I don't know whether mankind invented Velcro independently, or if MAJIC secretly leaked the technology to the rest of us.

They opened the garment and lifted it off the body.

And it was a perfect body. Heartbreakingly perfect. The size of a boy of about ten. The skin was gray-white and completely hairless. The genitals were about as formed as those of a three-year-old. But they were there, uncircumcised. There was no belly button.

"My God, this is a little boy!"

"I told you - "

"You told me there was an accident. A soldier - shrunk I thought. Somehow."

"A boy soldier. Doing a very brave work for the good of his country."

"You people have gotten to killing children with your damn atomic shenanigans? For shame!"

"For America!"

"Let me tell you something, Mr.

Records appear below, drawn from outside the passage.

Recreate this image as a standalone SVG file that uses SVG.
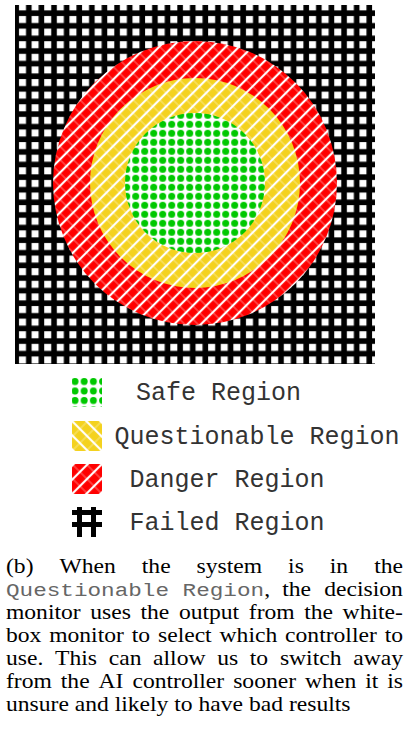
<svg xmlns="http://www.w3.org/2000/svg" width="409" height="729" viewBox="0 0 409 729">
<style>
.leg { font-family: "Liberation Mono", "Courier New", monospace; font-size: 25px; fill: #333; }
.cap { font-family: "Liberation Serif", "Times New Roman", serif; font-size: 20px; fill: #000; }
.capmono { font-family: "Liberation Mono", "Courier New", monospace; font-size: 19.2px; fill: #666; }
.thick { stroke: #fff; stroke-width: 2.2; }
.thin { stroke: #fff; stroke-width: 0.6; stroke-opacity: 0.75; }
</style>
<defs>
<pattern id="grid" patternUnits="userSpaceOnUse" x="16" y="0.4" width="12.61" height="12.61">
<rect width="12.61" height="12.61" fill="#000"/>
<rect x="3" y="3" width="7" height="7" fill="#fff"/>
</pattern>
<pattern id="dots" patternUnits="userSpaceOnUse" x="122.2" y="137.8" width="9" height="9">
<rect width="9" height="9" fill="#fff"/>
<circle cx="4.5" cy="4.5" r="3.5" fill="#00c800"/>
</pattern>
<pattern id="dotsL" patternUnits="userSpaceOnUse" x="70.5" y="377" width="9.2" height="9.5">
<rect width="9.2" height="9.5" fill="#fff"/>
<circle cx="4.5" cy="4.5" r="3.5" fill="#00c800"/>
</pattern>
<pattern id="hatchR" patternUnits="userSpaceOnUse" width="9.4" height="9.4" patternTransform="rotate(45)">
<rect width="9.4" height="9.4" fill="#ff0000"/>
<line class="thin" x1="0" y1="4.7" x2="9.4" y2="4.7"/>
<line class="thick" x1="4.7" y1="0" x2="4.7" y2="9.4"/>
</pattern>
<pattern id="hatchY" patternUnits="userSpaceOnUse" width="9.4" height="9.4" patternTransform="rotate(45)">
<rect width="9.4" height="9.4" fill="#f4d21f"/>
<line class="thin" x1="0" y1="4.7" x2="9.4" y2="4.7"/>
<line class="thick" x1="4.7" y1="0" x2="4.7" y2="9.4"/>
</pattern>
<pattern id="hatchYL" patternUnits="userSpaceOnUse" x="72" y="421" width="10" height="10" patternTransform="rotate(-45 87 436)">
<rect width="10" height="10" fill="#f4d21f"/>
<line class="thin" x1="0" y1="5" x2="10" y2="5"/>
<line class="thick" x1="5" y1="0" x2="5" y2="10"/>
</pattern>
<pattern id="hatchRL" patternUnits="userSpaceOnUse" x="72" y="464" width="10" height="10" patternTransform="rotate(45 87 479)">
<rect width="10" height="10" fill="#ff0000"/>
<line class="thin" x1="0" y1="5" x2="10" y2="5"/>
<line class="thick" x1="5" y1="0" x2="5" y2="10"/>
</pattern>
</defs>

<g id="failed-region">
<rect x="15" y="5" width="360" height="359" fill="url(#grid)"/>
</g>
<g id="danger-region">
<circle cx="195" cy="183" r="142" fill="url(#hatchR)"/>
</g>
<g id="questionable-region">
<circle cx="195" cy="183" r="105" fill="url(#hatchY)"/>
</g>
<g id="safe-region">
<circle cx="195" cy="183" r="70" fill="url(#dots)"/>
</g>
<g id="connectors"/>

<g id="legend">
<g id="legend-safe">
<rect x="72" y="378" width="30" height="29" fill="url(#dotsL)"/>
<text class="leg" x="136" y="400">Safe Region</text>
</g>
<g id="legend-questionable">
<rect x="72" y="421" width="30" height="30" fill="url(#hatchYL)"/>
<text class="leg" x="114.5" y="443.5">Questionable Region</text>
</g>
<g id="legend-danger">
<rect x="72" y="464" width="30" height="30" fill="url(#hatchRL)"/>
<text class="leg" x="129.5" y="486.5">Danger Region</text>
</g>
<g id="legend-failed">
<rect x="72" y="507" width="30" height="30" fill="#fff"/>
<rect x="77" y="507" width="5" height="30" fill="#000"/>
<rect x="91" y="507" width="5" height="30" fill="#000"/>
<rect x="72" y="510" width="30" height="5" fill="#000"/>
<rect x="72" y="522" width="30" height="5" fill="#000"/>
<text class="leg" x="129.5" y="529.5">Failed Region</text>
</g>
</g>

<g id="caption" transform="scale(1.18 1)">
<text class="cap" y="573"><tspan x="5.08">(b)</tspan><tspan x="50.42">When</tspan><tspan x="120.17">the</tspan><tspan x="166.61">system</tspan><tspan x="244.15">is</tspan><tspan x="279.49">in</tspan><tspan x="317.12">the</tspan></text>
<text class="capmono" x="5.08" y="596">Questionable Region</text>
<text class="cap" y="596"><tspan x="224">,</tspan><tspan x="239.15">the</tspan><tspan x="274.83">decision</tspan></text>
<text class="cap" y="619"><tspan x="5.08">monitor</tspan><tspan x="76.53">uses</tspan><tspan x="119.07">the</tspan><tspan x="151.61">output</tspan><tspan x="210.85">from</tspan><tspan x="257.8">the</tspan><tspan x="290.34">white-</tspan></text>
<text class="cap" y="642"><tspan x="5.08">box</tspan><tspan x="41.69">monitor</tspan><tspan x="111.69">to</tspan><tspan x="133.9">select</tspan><tspan x="186.1">which</tspan><tspan x="241.61">controller</tspan><tspan x="326.02">to</tspan></text>
<text class="cap" y="665"><tspan x="5.08">use.</tspan><tspan x="46.61">This</tspan><tspan x="92.12">can</tspan><tspan x="129.75">allow</tspan><tspan x="184.07">us</tspan><tspan x="211.69">to</tspan><tspan x="237.2">switch</tspan><tspan x="299.32">away</tspan></text>
<text class="cap" y="688"><tspan x="5.08">from</tspan><tspan x="51.53">the</tspan><tspan x="83.56">AI</tspan><tspan x="112.29">controller</tspan><tspan x="197.63">sooner</tspan><tspan x="258.56">when</tspan><tspan x="309.49">it</tspan><tspan x="328.22">is</tspan></text>
<text class="cap" x="5.08" y="711">unsure and likely to have bad results</text>
</g>
</svg>
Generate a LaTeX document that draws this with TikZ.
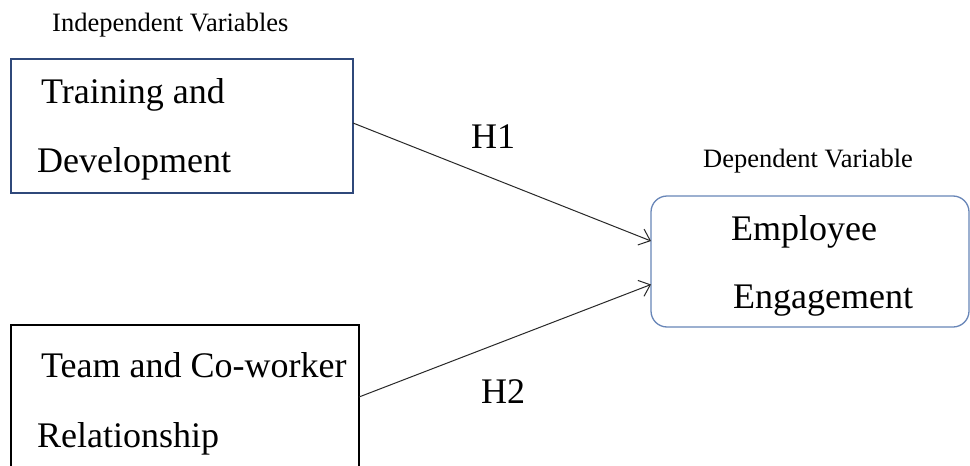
\documentclass[tikz,border=0pt]{standalone}
\usepackage{fontspec}
\setmainfont{Liberation Serif}
\usetikzlibrary{arrows.meta}
\definecolor{navyb}{RGB}{47,72,122}
\definecolor{steelb}{RGB}{104,134,184}
\definecolor{linec}{RGB}{40,40,40}
\begin{document}
\begin{tikzpicture}[x=1pt,y=-1pt,
  boxbase/.style={rectangle, line width=1.3pt, inner sep=0pt, outer sep=0pt},
  bigtxt/.style={inner sep=0pt, anchor=base west, font=\fontsize{36}{36}\selectfont},
  headtxt/.style={inner sep=0pt, anchor=base west, font=\fontsize{26.5}{26.5}\selectfont},
  conn/.style={draw=linec, line width=1pt, -{Straight Barb[length=10pt,width=17pt,line width=1pt]}}]
\useasboundingbox (0,0) rectangle (970,466);
\clip (0,0) rectangle (970,466);
\fill[white] (0,0) rectangle (970,466);
% boxes
\node[boxbase, draw=navyb, minimum width=342pt, minimum height=134pt] (b1) at (182,126) {};
\node[boxbase, draw=black, minimum width=348pt, minimum height=144pt] (b2) at (185,397) {};
\node[boxbase, draw=steelb, rounded corners=16pt, minimum width=318pt, minimum height=131pt] (b3) at (810,261.5) {};
% headers
\node[headtxt] (hi) at (52,31) {Independent Variables};
\node[headtxt] (hd) at (703,167) {Dependent Variable};
% box texts
\node[bigtxt] (t1a) at (41,103) {Training and};
\node[bigtxt] (t1b) at (37,172) {Development};
\node[bigtxt] (t2a) at (41,377) {Team and Co-worker};
\node[bigtxt] (t2b) at (37,447) {Relationship};
\node[bigtxt] (t3a) at (731,240) {Employee};
\node[bigtxt] (t3b) at (733,308) {Engagement};
% hypothesis labels
\node[bigtxt] (h1) at (471,148) {H1};
\node[bigtxt] (h2) at (481,403) {H2};
% connectors
\draw[conn] ([yshift=3pt]b1.east) -- ([yshift=20.5pt]b3.west);
\draw[conn] (b2.east) -- ([yshift=-23pt]b3.west);
\end{tikzpicture}
\end{document}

Government. You people forgot what America was a long time ago. This boy in this here uniform - there isn't anything in the world important enough to bring his young life to an end like this. And what did you do to his face? Operate on his eyes? Why, he's no more'n a human guinea pig."

Will made a note that Joe Rose was to work on this man, make certain he kept his lip buttoned.

"Embalm this cadaver, Mr. Steinman."

"I'll do it, but I need a death certificate. I want to know where the parents are and where to ship this child.

There's no way this little fella is leaving here in the back of a Chevrolet!"

After Steinman had made his incision a brownish-red fluid drained out into the bucket Will had put under the table. He collected the fluid in a jar.

Steinman brought out a syringe and a large bottle of embalming fluid. As a test Will had him swab some on the skin. When there was no reaction he let him fill the body with the fluid.